In-depth Interviews: To sense check and refine the existing typology and loss definitions, detailed interviews will be carried out with approximately 30 retailers. Where possible, they will be geographically representative of the membership of both RILA and the ECR Retail Loss Group (predominately US, European and Australian retailers) and be drawn from a cross section of types of retail environment operating E-commerce platforms (grocery, apparel, electrical, home improvement etc). In addition, and depending upon willingness to participate in this type of research, it would be desirable to hear from retailers that are both E-commerce only and those that have adopted an Omni-channel business model in order to understand the extent to which they have similar/differing risk profiles. It is envisaged that all these interviews will be conducted online.

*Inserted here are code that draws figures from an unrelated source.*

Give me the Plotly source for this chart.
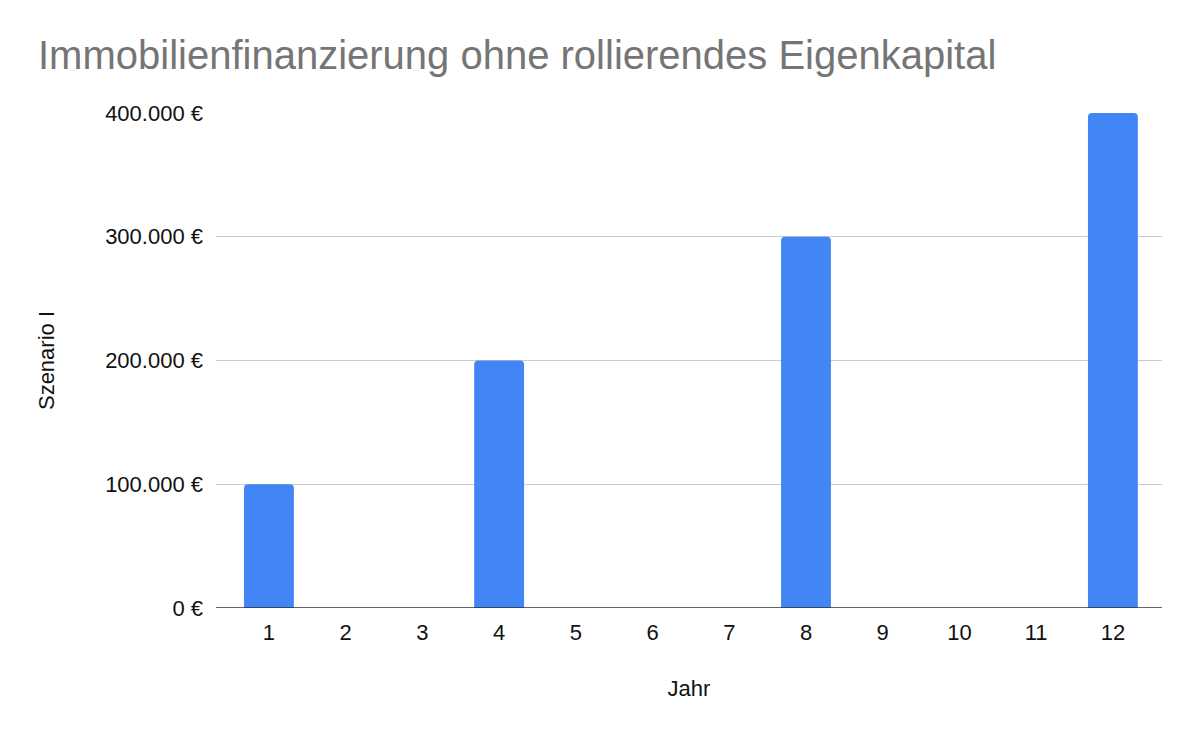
import plotly.graph_objects as go

years = [1, 2, 3, 4, 5, 6, 7, 8, 9, 10, 11, 12]
szenario_i = [100000, 0, 0, 200000, 0, 0, 0, 300000, 0, 0, 0, 400000]
y_ticks = [0, 100000, 200000, 300000, 400000]
y_ticktext = ["0 €", "100.000 €", "200.000 €", "300.000 €", "400.000 €"]

fig = go.Figure()
fig.add_trace(go.Bar(
    x=years, y=szenario_i,
    marker=dict(color="#4285F4", cornerradius=4, line=dict(width=0)),
    width=0.65,
))

font_family = "Liberation Sans, Arial, sans-serif"
fig.update_layout(
    width=1200, height=742,
    paper_bgcolor="white", plot_bgcolor="white",
    margin=dict(l=216, r=38, t=113, b=134),
    separators=",.",
    showlegend=False,
    font=dict(family=font_family, color="#000000", size=22),
    title=dict(
        text="Immobilienfinanzierung ohne rollierendes Eigenkapital",
        font=dict(family=font_family, size=40, color="#757575"),
        x=38 / 1200, xanchor="left", xref="container",
        y=1 - 55 / 742, yanchor="middle",
    ),
    xaxis=dict(
        range=[0.31, 12.64],
        tickmode="array", tickvals=years, ticktext=[str(v) for v in years],
        showgrid=False, zeroline=False,
        showline=False, ticks="",
        ticklabelstandoff=9,
        tickfont=dict(size=22, color="#111111"),
        title=dict(text="Jahr", font=dict(size=22, color="#111111"), standoff=36),
    ),
    yaxis=dict(
        range=[0, 400000],
        tickmode="array", tickvals=y_ticks, ticktext=y_ticktext,
        showgrid=True, gridcolor="#CCCCCC", gridwidth=1,
        zeroline=False, showline=False, ticks="",
        ticklabelstandoff=12,
        tickfont=dict(size=22, color="#111111"),
        title=dict(text="Szenario I", font=dict(size=22, color="#111111"), standoff=44),
    ),
)
# dark baseline
fig.add_shape(type="line", xref="paper", yref="y", x0=0, x1=1, y0=0, y1=0,
              line=dict(color="#333333", width=1.5))

fig.write_html("out.html")
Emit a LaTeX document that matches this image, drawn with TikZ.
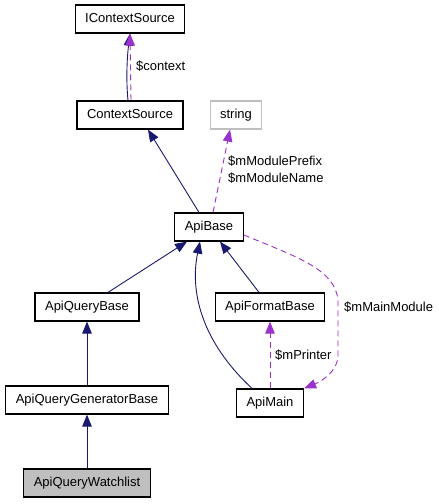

Retail Case Studies: Once some form of consensus has been found on the types of loss most associated with E-commerce activities and how they are/should be measured, a small number of retail businesses will be invited to take part in a preliminary benchmarking exercise to ascertain the veracity and capability of the proposed typology. This is likely to be focussed upon collecting company-specific data on all, or more likely, a subgroup of E-commerce losses, to determine their comparative scale and extent. At this stage, it is hard to predict how many retailers will agree to take part in this exercise as historically, obtaining any form of retail loss data is riven with sensitivity/non-disclosure issues.
Limitations: As with all research in this field, the study will be limited by the degree to which retail businesses will be prepared to engage with the subject and share data. It is likely that the first phase of the research (identification and definition of loss types) will be easier to deliver than the latter benchmarking exercise. As such, it is important to recognise that the research as envisaged may not necessarily be fully deliverable, especially the proposed benchmarking exercise.
Timing
The interviews will be undertaken from April 2022, with an expected set of deliverables in early 2023.